Amanat.id– Berbagai bahu jalan area kampus 3 Universitas Islam Negeri (UIN) Walisongo Semarang yang tidak sejajar, seringkali membuat Fitriyani Sukmawati merasa kesulitan. Raut wajah bingung dan sedikit takut, beberapa kali ia tampakkan saat hendak menyeberang di area kampus, Jumat (25/11/2022).
Penyandang disabilitas tuna netra tersebut mengaku sering mengalami kesulitan dalam mengikuti kegiatan belajar di UIN Walisongo.
“Mungkin jika ada satpam cukup terbantu. Apalagi saat saya sedang sendiri, sangat sulit untuk menyeberang dan kalau minta tolong orang lain saya sedikit kesusahan,” ucap Prodi Bimbingan dan Penyuluhan Islam tersebut.
Perjalanannya dari Fakultas Dakwah dan Komunikasi (FDK) menuju gerbang UIN Walisongo, dinilainya cukup sulit dituju bagi penyandang disabilitas.
“UIN Walisongo akan menjadi lingkungan yang lebih ramah untuk penyandang disabilitas jika menyediakan fasilitas pusat pelayanan disabilitas,” tuturnya.
Tidak hanya itu, Fitri juga merasa keberatan ketika mengerjakan soal Ujian Tengah dan Akhir Semester yang terdapat gambar di dalamnya.
“Terkadang sulit untuk mengerjakan soal yang bergambar atau berbahasa arab. Saya berharap terdapat relawan yang dapat membantu penyandang disabilitas agar lebih mudah dalam mengerjakan soal. Jadi tidak harus bertanya dan merepotkan teman lainnya,” katanya.
Penyempurnaan Fasilitas Disabilitas
Belum meratanya fasilitas disabilitas di beberapa gedung perkuliahan, menjadi hambatan bagi penyandang disabilitas di UIN Walisongo.
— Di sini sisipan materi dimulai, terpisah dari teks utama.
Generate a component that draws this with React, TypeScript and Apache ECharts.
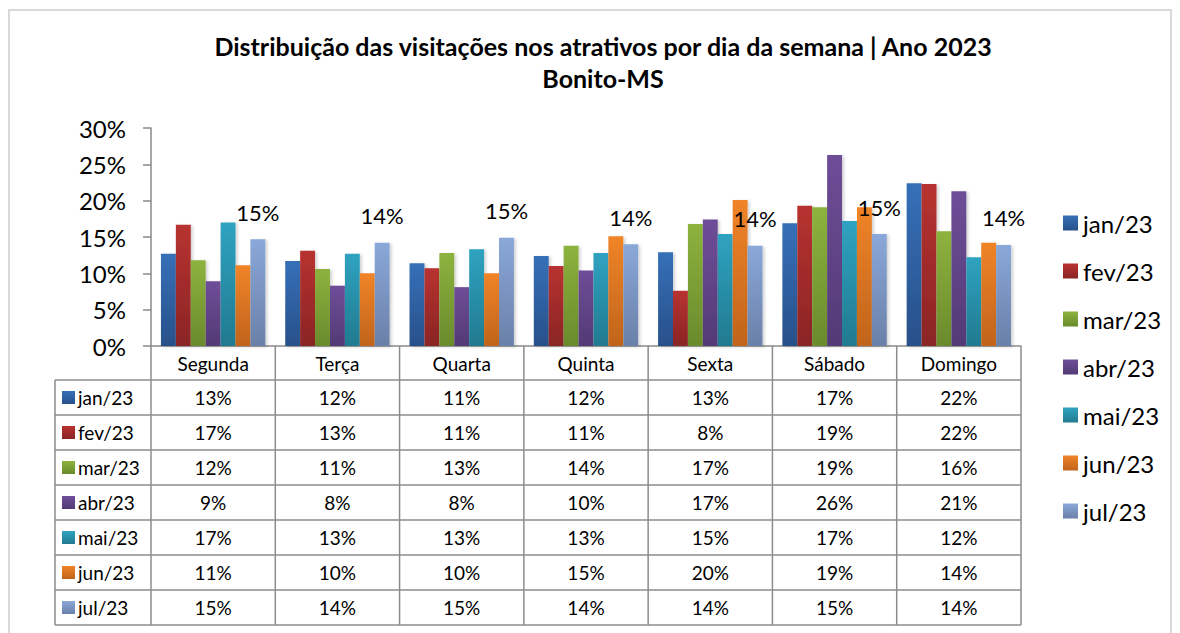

Menanggapi hal tersebut, Biro Administrasi Umum, Perencanaan, dan Keuangan (AUPK), Muhammad Munif turut berkomentar.
“Memang benar, jika fasilitas di kampus untuk difabel belum merata, tetapi secara garis besar gedung ISdB sudah memfasilitasi seperti adanya jalur masuk kursi roda, trotoar khusus difabel, dan juga toilet khusus difabel. Memang belum ada fasilitas yang lengkap di gedung lama, seperti toilet difabel, tidak semua fakultas menyediakan kursi roda, tongkat, dan Quran braille. Namun, di gedung lama sudah terdapat jalan yang dirancang untuk mahasiswa yang menggunakan kursi roda,” jelasnya, Selasa (22/11/2002).
Munif menambahkan untuk penyempurnaan fasilitas disabilitas membutuhkan tahapan dan perencanaan secara bertahap, terlebih dirasa sedikitnya penyandang disabilitas di UIN Walisongo.
“Kita lihat sesuai kebutuhan, dari sekian banyak mahasiswa UIN, penyandang disabilitas kecil sekali. Karena itu, fasilitas tidak dirancang sejak awal. kedepannya mungkin bisa dijadwalkan untuk penyandang disabilitas agar ditempatkan di lantai bawah dan pihak terkait juga dapat melapor pada bagian akademik agar meminta untuk ditempatkan di kelas bawah,” ucapnya.
Penyandang disabilitas tuna daksa, Dina Aini Qolbi mengatakan pada awalnya memang merasa kesulitan, namun seiringnya waktu dapat beradaptasi.
“Kelas di lantai atas menjadi kendala saya saat di awal, namun setelah saya berbicara dengan komting, dan ditindak lanjuti saya mendapatkan kelas di bawah. Dosen pun mengerti dan berupaya agar saya dapat mengikuti pelajaran dengan baik,” ungkap prodi Pendidikan Bahasa Inggris tersebut.
Dina pun tidak terlalu menuntut selama masih terkoodinir dengan baik. Ia juga mengapresiasi upaya yang dilakukan oleh dekan yang memotong tiang parkir motor agar ia bisa lewat dengan mudah.